Three quick observations:

Generally, public employees, engaged in public tasks, at public expense, are doing work that should be open to residents’ review. A government that sustains itself on the earnings of others has the slightest claim to separation, concealment, or secrecy from its own residents. For this reason, internal matters that are private matters are few and far between.
Second, there is almost never an internal matter that involves direct interaction between working public employees and residents — those are external matters. Whatever one may say about internal matters, it’s nearly impossible to have contacts between public employees (while working as public employees) and residents that are not, by definition, external. Government employees cannot directly engage in conversations, meetings, encounters, calls, etc. with residents or visitors and credibly claim those conversations as internal, let alone private.
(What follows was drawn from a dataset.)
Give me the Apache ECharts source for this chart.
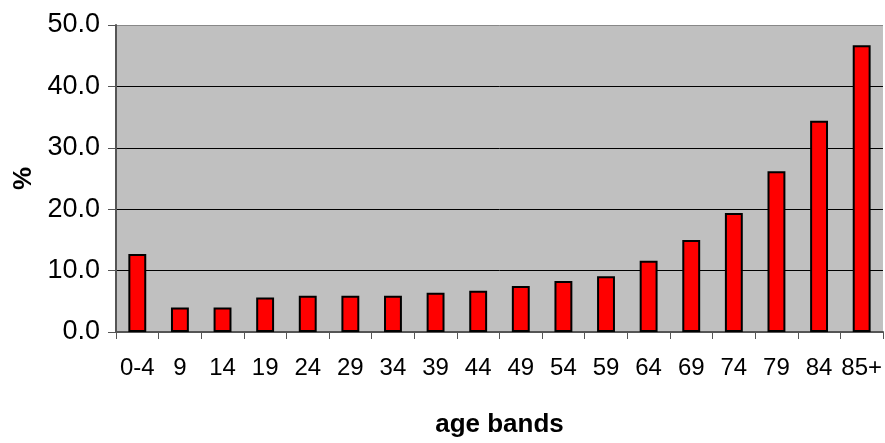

I’m sure they’d sometimes like to do so; it’s just that liking’s not enough to make it so.

(The rare exception: closed or executive sessions of public meetings, as permitted under the law. That closed sessions of public meetings are narrowly-tailored under Wisconsin law confirms the view that most encounters aren’t closed and private.)

Third, even when conduct directly involves only public employees, and so is internal by definition, that’s nonetheless typically a public matter. A public official couldn’t, for example, be the subject of a sexual harassment claim from a subordinate and contend that the claim against him was private (although it would have been internal).

(Sheboygan’s former mayor, for example, was a defandant in a sexual harassment claim from the Sheboygan director of human resources – that wasn’t a private matter, although the misconduct alleged was ‘internal’ between them.)

‘Internal or external’ doesn’t change the fundamental principle that a public thing should be available for the public’s review.